On Friday, Obama signed the most sweeping changes to the U.S. immigration laws in three decades, excusing millions of undocumented immigrants living in the country for three years. In an exclusive interview with ABC News that aired on Sunday morning, the president refused to succumb to the critics who condemn him for taking action on an issue he previously said he didn't have the control to change. He recognized that he has issued fewer executive orders than most of his predecessors.
"The point is that ultimately, Congress has a responsibility to deal with these issues. And there are some things that I can't do on my own. What I do have is the legal authority to try to make the system better, given the resource constraints that we have, we have to prioritize," he said during the interview with ABC's George Stephanopoulos.
House Republicans failed to pass a comprehensive immigration reform bill, even after senators approved a measure more than a year ago.
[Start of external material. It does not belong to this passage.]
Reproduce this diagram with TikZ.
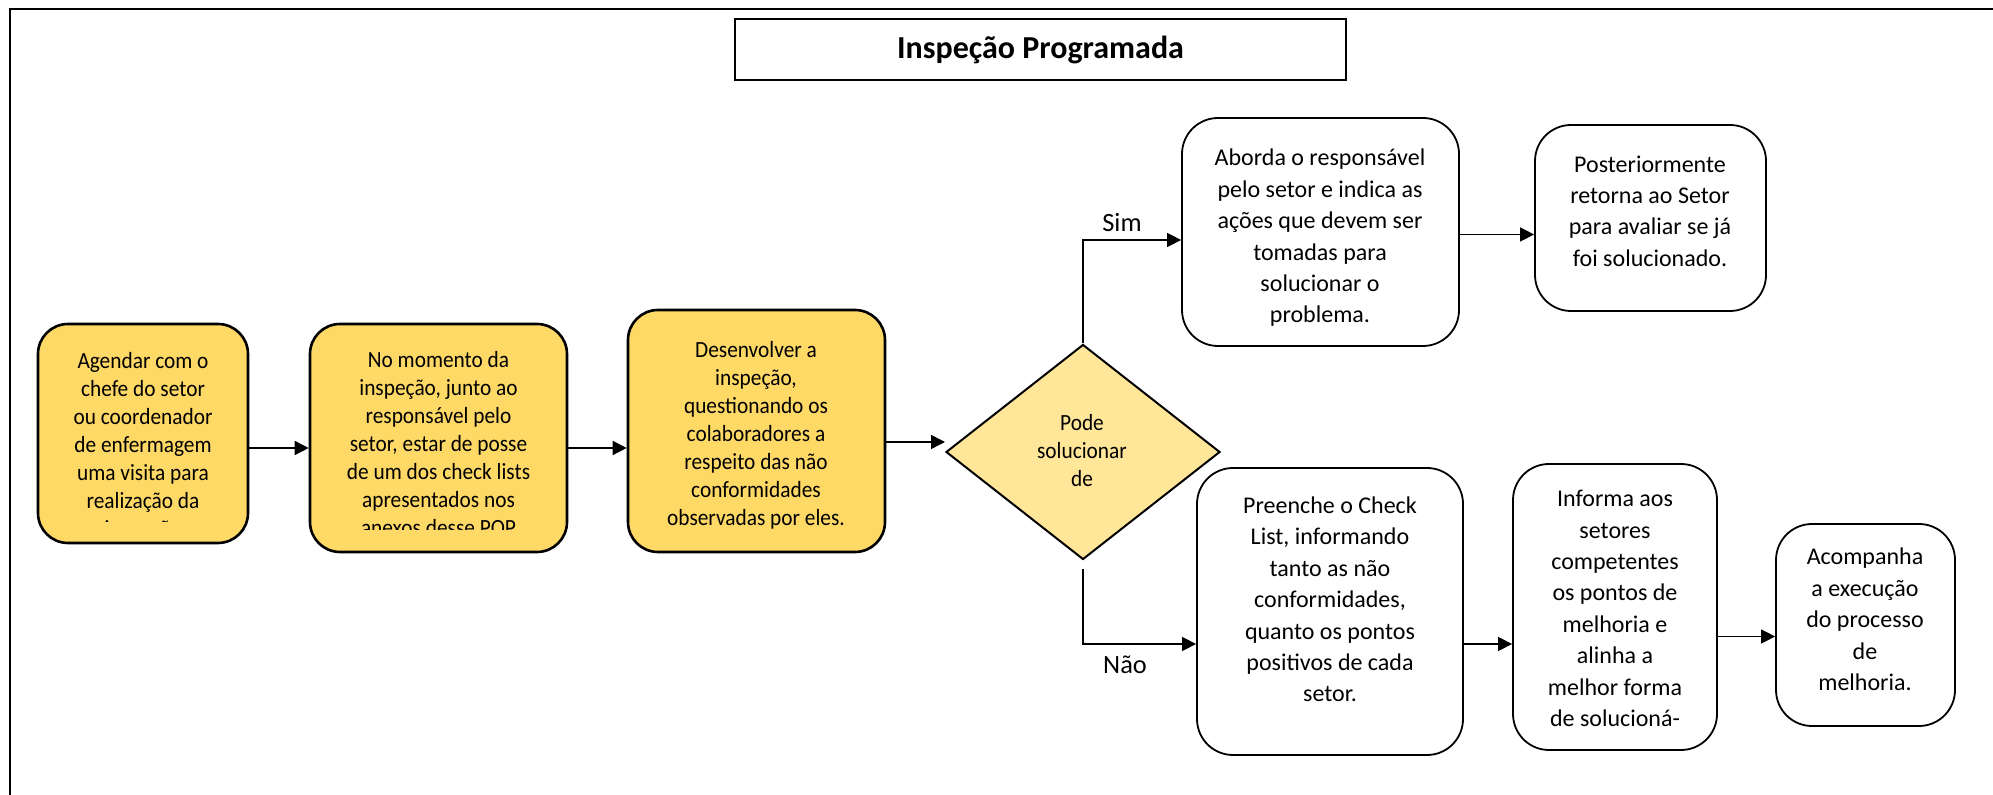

Speaker of the House John Boehner is among the GOP members who have criticized the president's plan, saying he is "acting like" a king and emperor.
On Friday, House Republicans filed a long-anticipated lawsuit against the White House that accuses the Obama administration of abusing its power by making changes to the implementation of the Affordable Care Act.
During the interview, Obama didn't seem fazed by the opposing party's anger toward his decision, and blamed Boehner for not calling the Senate bill for a vote in the House. The speaker still has several weeks to call the bill in the House, or choose to work with Obama and Democrats to create a new measure. He also acknowledged the government's incapability to solve the entire problem.
"The primary response that I have to Speaker Boehner and others is: 'Pass a bill,'" Obama said. He pointed out a habit in Congress seen over the past four years since the House Republicans gained power where everything becomes hostage to one agreement, such as health care.
The president's action won't provide legal status for undocumented immigrants, but rather, a three-year delay for deportation proceedings. Eligible parents of children who are legal permanent residents could also apply for work authorization and, if approved, receive a Social Security number and pay taxes. Groups including parents of so-called DREAMers and agricultural workers won't be explicitly protected by the executive action. But as many as 30% of parents of DREAMers — undocumented kids who were brought to the U.S. at a young age — could be qualified.
"Everybody knows, including Republicans," Obama added, "that we're not going to deport 11 million people."